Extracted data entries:
((

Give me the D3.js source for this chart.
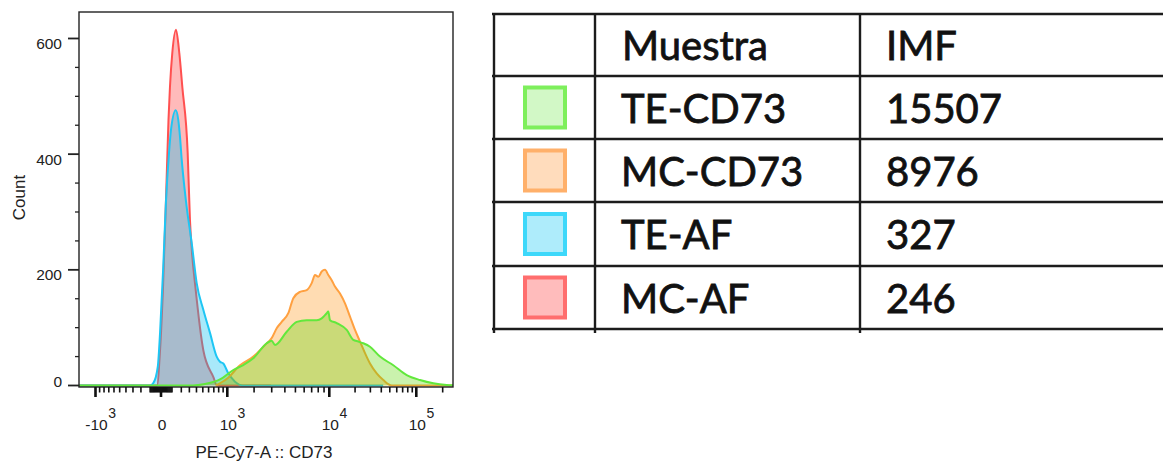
<!DOCTYPE html>
<html><head><meta charset="utf-8">
<script src="https://cdn.jsdelivr.net/npm/d3@7"></script>
<style>body{margin:0;background:#fff}svg{display:block}</style>
</head><body>
<svg id="c" width="1163" height="461"></svg>
<script>
// ---------- data ----------
const samples = ["TE-CD73", "MC-CD73", "TE-AF", "MC-AF"];
const imf = ["15507", "8976", "327", "246"];
const headers = ["Muestra", "IMF"];
const xMajorTicks = [-1000, 0, 1000, 10000, 100000];
const xTickBase = ["-10", "0", "10", "10", "10"];
const xTickExp = ["3", "", "3", "4", "5"];
const yMajorTicks = [0, 200, 400, 600];
const yMinorTicks = [50, 100, 150, 250, 300, 350, 450, 500, 550];
const xMinorTicks = [-900,-800,-700,-600,-500,-400,-300,-200,-100,
  -90,-80,-70,-60,-50,-40,-30,-20,-10,10,20,30,40,50,60,70,80,90,
  100,200,300,400,500,600,700,800,900,
  2000,3000,4000,5000,6000,7000,8000,9000,
  20000,30000,40000,50000,60000,70000,80000,90000,200000];

// histogram series: [PE-Cy7-A value, count]
const mcAF = [[-1250,0],[-35,0],[-8,61],[17,170],[43,321],[66,459],[80,516],[103,575],[141,615],[177,575],[212,516],[278,402],[308,286],[336,229],[378,177],[508,61],[689,15],[765,0],[2950,0]];
const teAF = [[-1250,0],[-100,0],[-69,4],[-28,32],[-8,91],[19,205],[42,315],[71,402],[90,442],[138,476],[166,459],[185,430],[205,390],[236,344],[265,309],[332,246],[403,177],[508,131],[626,91],[758,50],[829,41],[904,38],[1029,21],[1237,6.6],[1524,0],[42000,0]];
const mcCD73 = [[740,0],[1000,12],[1411,35],[1963,50],[2579,70],[2999,82],[3349,99],[3734,110],[4303,125],[4784,151],[5503,162],[6323,165],[7006,177],[7493,191],[8013,188],[8584,197],[9173,200],[9801,191],[10675,182],[11675,171],[13362,159],[15284,142],[17473,119],[19964,96],[22801,76],[26030,56],[29707,38],[35444,21],[42164,9.5],[52560,0],[262144,0]];
const teCD73 = [[-1250,0],[350,0],[537,2.6],[829,10.4],[1182,26.8],[1535,35.4],[1963,47],[2681,73],[2999,77.5],[3226,70],[4159,93],[5138,110],[6323,113],[7757,113],[8584,116],[9492,125],[9801,128],[10192,113],[12225,108],[15996,96],[19079,79],[21793,76],[24884,73],[29707,67],[38664,50],[54816,35],[77850,18],[110220,9.5],[156330,3.8],[222200,1],[262144,0.5]];

// ---------- styles ----------
const series = [
  {data: mcAF,  line: "#ff5050", fill: "rgba(255,0,0,0.27)"},
  {data: teAF,  line: "#1ec6f4", fill: "rgba(0,190,240,0.34)"},
  {data: mcCD73,line: "#ffa040", fill: "rgba(255,140,0,0.30)"},
  {data: teCD73,line: "#62e83c", fill: "rgba(90,215,0,0.32)"}
];
const legendStyle = [
  {stroke: "#7eef5c", fill: "#d2f8c6"},
  {stroke: "#ffb06a", fill: "#ffdcbc"},
  {stroke: "#3ed8fa", fill: "#aeecfb"},
  {stroke: "#ff6e6e", fill: "#ffbcbc"}
];

const svg = d3.select("#c");
const L = 79, R = 453, T = 12, B = 387;

const x = d3.scaleSymlog().constant(500)
  .domain([-1250, -1000, 0, 1000, 10000, 100000, 262144])
  .range([L, 95.5, 161, 227.3, 329.3, 416.3, R]);
const y = d3.scaleLinear().domain([-2.6, 645.8]).range([B, T]);

const defs = svg.append("defs");
defs.append("clipPath").attr("id","clip").append("rect")
  .attr("x",L).attr("y",T).attr("width",R-L).attr("height",B-T);
defs.append("filter").attr("id","soft").append("feGaussianBlur").attr("stdDeviation",0.7);

const g = svg.append("g").attr("clip-path","url(#clip)");
const area = d3.area().x(d=>x(d[0])).y0(y(0)).y1(d=>y(d[1])).curve(d3.curveMonotoneX);
const line = d3.line().x(d=>x(d[0])).y(d=>y(d[1])).curve(d3.curveMonotoneX);
series.forEach(s=>{
  g.append("path").attr("d", area(s.data)).attr("fill", s.fill);
  g.append("path").attr("d", line(s.data)).attr("fill","none")
    .attr("stroke", s.line).attr("stroke-width", 2).attr("stroke-linejoin","round");
});

// frame
svg.append("rect").attr("x",L).attr("y",T).attr("width",R-L).attr("height",B-T)
  .attr("fill","none").attr("stroke","#222").attr("stroke-width",1.4);

const font = "'Liberation Sans', Arial, sans-serif";
// y ticks
const ya = svg.append("g").attr("stroke","#222");
yMajorTicks.forEach(v=>ya.append("line").attr("x1",68).attr("x2",L).attr("y1",y(v)).attr("y2",y(v)).attr("stroke-width",1.8));
yMinorTicks.forEach(v=>ya.append("line").attr("x1",75).attr("x2",L).attr("y1",y(v)).attr("y2",y(v)).attr("stroke-width",1.3));
svg.append("g").selectAll("text").data(yMajorTicks).join("text")
  .attr("x",62).attr("y",v=> v===0 ? y(v)+1.5 : y(v)+10.5)
  .attr("text-anchor","end").attr("font-family",font).attr("font-size",15.5).attr("fill","#222")
  .text(v=>v);

// x ticks
const xa = svg.append("g").attr("stroke","#111");
xMinorTicks.forEach(v=>xa.append("line").attr("x1",x(v)).attr("x2",x(v)).attr("y1",B).attr("y2",B+5.5).attr("stroke-width",1.6));
xMajorTicks.forEach(v=>xa.append("line").attr("x1",x(v)).attr("x2",x(v)).attr("y1",B).attr("y2",B+10).attr("stroke-width",2.6));
xMajorTicks.forEach((v,i)=>{
  const t = svg.append("text").attr("x",x(v)+1).attr("y",430).attr("text-anchor","middle")
    .attr("font-family",font).attr("font-size",15.5).attr("fill","#222").text(xTickBase[i]);
  if (xTickExp[i]) {
    const w = t.node().getComputedTextLength();
    svg.append("text").attr("x",x(v)+1+w/2+0.5).attr("y",418).attr("font-family",font)
      .attr("font-size",14).attr("fill","#222").text(xTickExp[i]);
  }
});

// axis titles
svg.append("text").attr("x",(L+R)/2-2).attr("y",457.5).attr("text-anchor","middle")
  .attr("font-family",font).attr("font-size",17).attr("fill","#222").text("PE-Cy7-A :: CD73");
svg.append("text").attr("transform",`translate(25,${(T+B)/2-2}) rotate(-90)`).attr("text-anchor","middle")
  .attr("font-family",font).attr("font-size",17).attr("fill","#222").text("Count");

// ---------- table ----------
const rowY = [14, 76, 139, 202, 266, 329];
const colX = [494, 595, 860];
const tb = svg.append("g");
rowY.forEach(yy=>tb.append("line").attr("x1",492).attr("x2",1163).attr("y1",yy).attr("y2",yy)
  .attr("stroke","#1c1c1c").attr("stroke-width",2.4));
colX.forEach(xx=>tb.append("line").attr("x1",xx).attr("x2",xx).attr("y1",13).attr("y2",333)
  .attr("stroke","#1c1c1c").attr("stroke-width",2.4));
const tfont = "Lato, 'Open Sans', sans-serif";
const mid = i => (rowY[i]+rowY[i+1])/2;
function cellText(xp, yp, s){
  tb.append("text").attr("x",xp).attr("y",yp).attr("font-family",tfont).attr("font-size",40)
    .attr("fill","#111").attr("stroke","#111").attr("stroke-width",0.8).attr("textLength", null).text(s);
}
cellText(622, mid(0)+15, headers[0]);
cellText(886, mid(0)+15, headers[1]);
samples.forEach((s,i)=>{
  const cy = mid(i+1);
  tb.append("rect").attr("x",525).attr("y",cy-20).attr("width",40).attr("height",40)
    .attr("fill",legendStyle[i].fill).attr("stroke",legendStyle[i].stroke).attr("stroke-width",4)
    .attr("filter","url(#soft)");
  cellText(621, cy+15, s);
  cellText(886, cy+15, imf[i]);
});
</script>
</body></html>
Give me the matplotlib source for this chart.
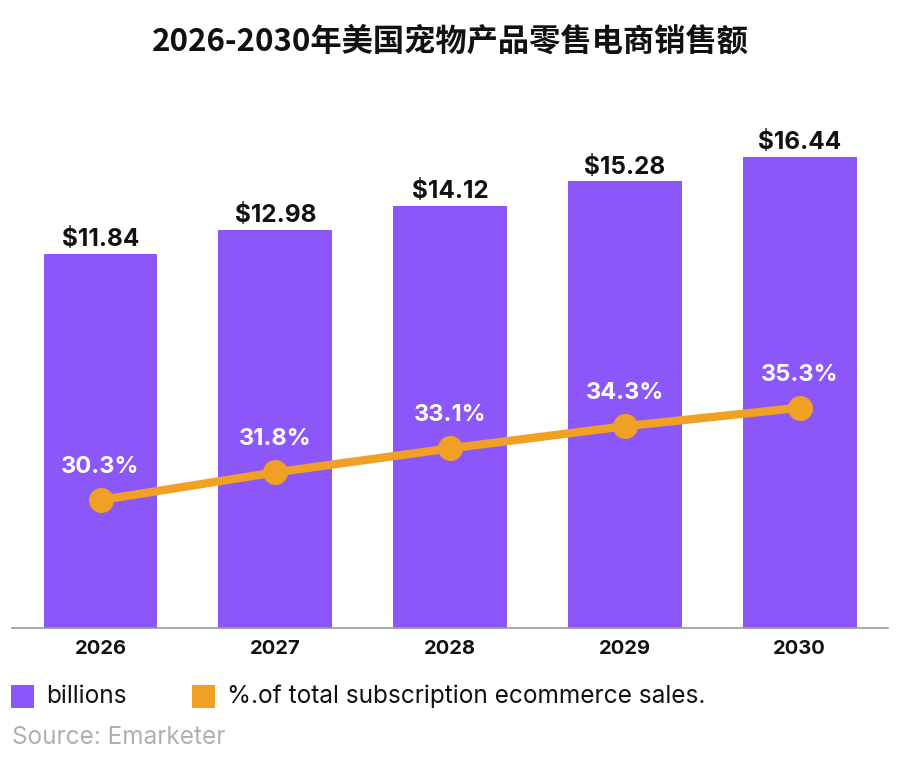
import matplotlib
matplotlib.use("Agg")
import matplotlib.pyplot as plt
from matplotlib.patches import Rectangle
import numpy as np

plt.rcParams['font.family'] = ['Inter', 'Noto Sans CJK SC', 'DejaVu Sans']

title = "2026-2030年美国宠物产品零售电商销售额"
years = ["2026", "2027", "2028", "2029", "2030"]
sales = [11.84, 12.98, 14.12, 15.28, 16.44]
share = [30.3, 31.8, 33.1, 34.3, 35.3]
legend_labels = ["billions", "%.of total subscription ecommerce sales."]
source = "Source: Emarketer"

PURPLE = "#8B57F8"
ORANGE = "#F0A024"

W, H = 900, 780
fig = plt.figure(figsize=(W / 100, H / 100), dpi=100)

# axes in pixel coords
left, right, bottom, top = 11.7, 888, 628, 100
ax = fig.add_axes([left / W, 1 - bottom / H, (right - left) / W, (bottom - top) / H])
ax2 = ax.twinx()

x = np.arange(len(years))
ymin, ymax = -5.93, 19.15
ax.set_ylim(ymin, ymax)
ax.set_xlim(-0.508, 4.505)
vals = np.array(sales)
ax.bar(x, vals - ymin, bottom=ymin, width=0.652, color=PURPLE, zorder=2)
for xi, v in zip(x, sales):
    ax.annotate(f"${v:.2f}", (xi, v), xytext=(0, 5.5), textcoords="offset points",
                ha="center", va="baseline", fontsize=17.5, fontweight="bold",
                color="#111111", zorder=5)

ax2.set_ylim(23.37, 51.97)
ax2.plot(x, share, color=ORANGE, lw=6, marker="o", markersize=17,
         solid_capstyle="round", zorder=4)
for xi, p in zip(x, share):
    ax2.annotate(f"{p:.1f}%", (xi, p), xytext=(0, 19.5), textcoords="offset points",
                 ha="center", va="baseline", fontsize=17, fontweight="bold",
                 color="white", zorder=6)

for a in (ax, ax2):
    for s in ("top", "right", "left"):
        a.spines[s].set_visible(False)
    a.set_yticks([])
ax.spines["bottom"].set_color("#9a9a9a")
ax.spines["bottom"].set_linewidth(1.2)
ax2.spines["bottom"].set_visible(False)
ax.set_xticks(x)
ax.set_xticklabels(years, fontsize=14.5, fontweight="bold", color="#111111")
ax.tick_params(axis="x", length=0, pad=9)

fig.text(0.5, 1 - 42 / H, title, ha="center", va="center", fontsize=22.5,
         fontweight="bold", color="#111111",
         family=['Noto Sans CJK SC', 'DejaVu Sans'])

# legend
sq = 22.7
for (x0, lbl, col) in [(11, legend_labels[0], PURPLE), (192.3, legend_labels[1], ORANGE)]:
    fig.patches.append(Rectangle((x0 / W, 1 - (685 + sq) / H), sq / W, sq / H,
                                 transform=fig.transFigure, facecolor=col,
                                 edgecolor="none"))
    fig.text((x0 + 35) / W, 1 - 696.5 / H, lbl, ha="left", va="center",
             fontsize=17.6, color="#111111")

fig.text(12 / W, 1 - 737 / H, source, ha="left", va="center", fontsize=17.5,
         color="#b0b0b0")

fig.savefig("out.png", dpi=100)
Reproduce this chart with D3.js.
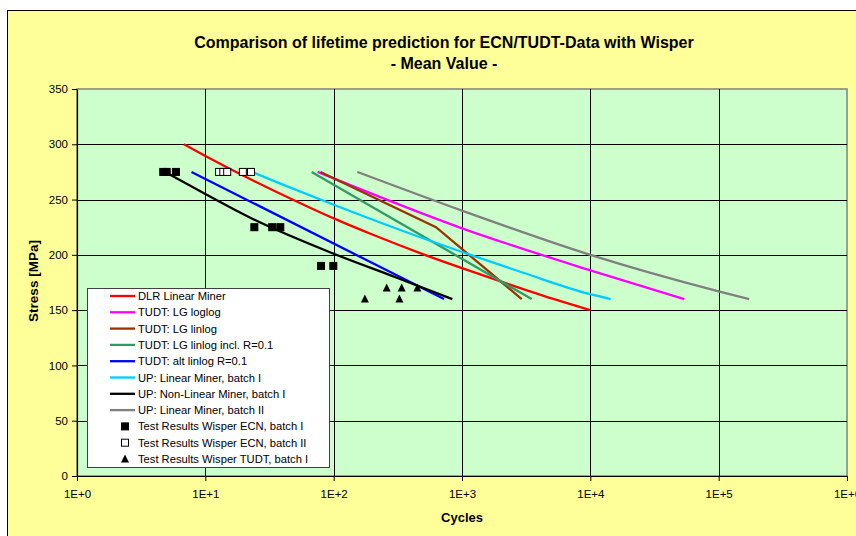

))

## Directive
In the entries above, find the line that contains "Give me the matplotlib source for this chart." and the line that contains "ax2 = ax.twinx()". Reproduce exactly those two lines and every line between them, but not the pictures.

## Solution to the exercise
Give me the matplotlib source for this chart.
import matplotlib
matplotlib.use("Agg")
import matplotlib.pyplot as plt
from matplotlib.patches import Rectangle
import numpy as np

plt.rcParams['font.family'] = ['Inter', 'Noto Sans CJK SC', 'DejaVu Sans']

title = "2026-2030年美国宠物产品零售电商销售额"
years = ["2026", "2027", "2028", "2029", "2030"]
sales = [11.84, 12.98, 14.12, 15.28, 16.44]
share = [30.3, 31.8, 33.1, 34.3, 35.3]
legend_labels = ["billions", "%.of total subscription ecommerce sales."]
source = "Source: Emarketer"

PURPLE = "#8B57F8"
ORANGE = "#F0A024"

W, H = 900, 780
fig = plt.figure(figsize=(W / 100, H / 100), dpi=100)

# axes in pixel coords
left, right, bottom, top = 11.7, 888, 628, 100
ax = fig.add_axes([left / W, 1 - bottom / H, (right - left) / W, (bottom - top) / H])
ax2 = ax.twinx()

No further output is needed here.